The Relationship between Fundamental and Technical Analysis

27 September 2020 By PDSNET

There are generally two approaches to share assessment – fundamental and technical analysis. The fundamentalist is trying to answer the question, “How good will the company be as a generator of dividends in the future?” while the technician is looking for patterns in the share’s price and volume charts to improve his predictions of where the share price will go next. Both approaches have their merits and they are linked together.

Fundamental analysis strives to forecast the future dividends of a share and then discount them into today’s money. That discounted value can then compared to the share’s price in the market to determine whether it is cheap or expensive. Consciously or subconsciously, every investor adjusts his perceptions of the current value of a share based on the company’s potential for generating future profits and hence dividends.

For example, suppose you are considering buying a gold share which is trading in the market for R10 on Friday – and then the gold price drops by $50 an ounce over the weekend. Will you still be willing to pay R10 for it on Monday? Certainly not. You and all the investors who are considering this share will automatically adjust their perceptions of its value downwards because its future potential profitability has been reduced. While you may not have constructed a specific forecast of future dividends and then reduced that to a current value, you have intuitively discounted its potential into a lower present value – and so has everyone else.

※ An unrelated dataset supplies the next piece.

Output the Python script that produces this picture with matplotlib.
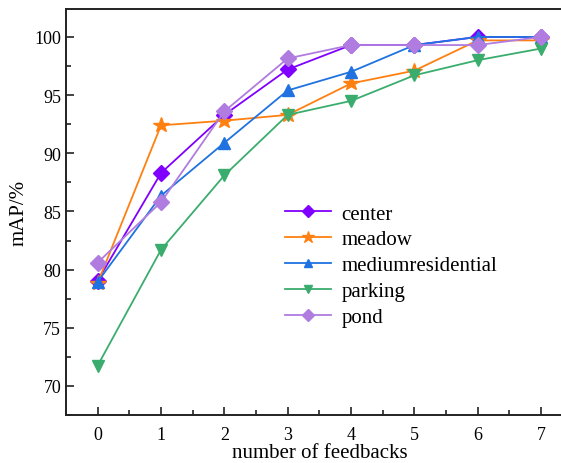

In fact, if you can make a capital gain on a share then it is because the person who buys it from you has a higher perception of the value of its future dividends than you had when you bought it. A capital gain is just the dividend in a different form. It comes about because of a shift in group perceptions of the future dividend flow. The market price of a share, at any moment in time, is the average of all investors’ conscious or sub-conscious discounted cash flows of the future dividends of that company.

Let us imagine for a moment that you have a time machine and you can travel forward into the future. By doing that, you establish that your forecast of the future dividends of the company is 100% correct. You then return to today’s time and you see all the other investors desperately trying to predict that future flow of dividends – but you now know the truth. You know exactly what the future dividends will be – and that enables you to accurately calculate the share’s real value.

With that thought in your head, we can define fundamental analysis as the search for the share’s real value and technical analysis as the study of investors’ perceptions of the real value – as it is reflected in the share’s price and volume pattern. In other words, there are two types of investors out there. There are conservative people like stockbrokers and institutional fund managers who say that they will not buy a share unless they can see the real value – and then there are others who say the real value does not matter. What matters is what people think the real value is. There is the reality and the perception of the reality – and obviously those two are inter-related because changes in the fundamental facts about a share will impact on investors’ perceptions of it.

This understanding is a framework onto which you can hang everything which you learn, both fundamental and technical, about the share market.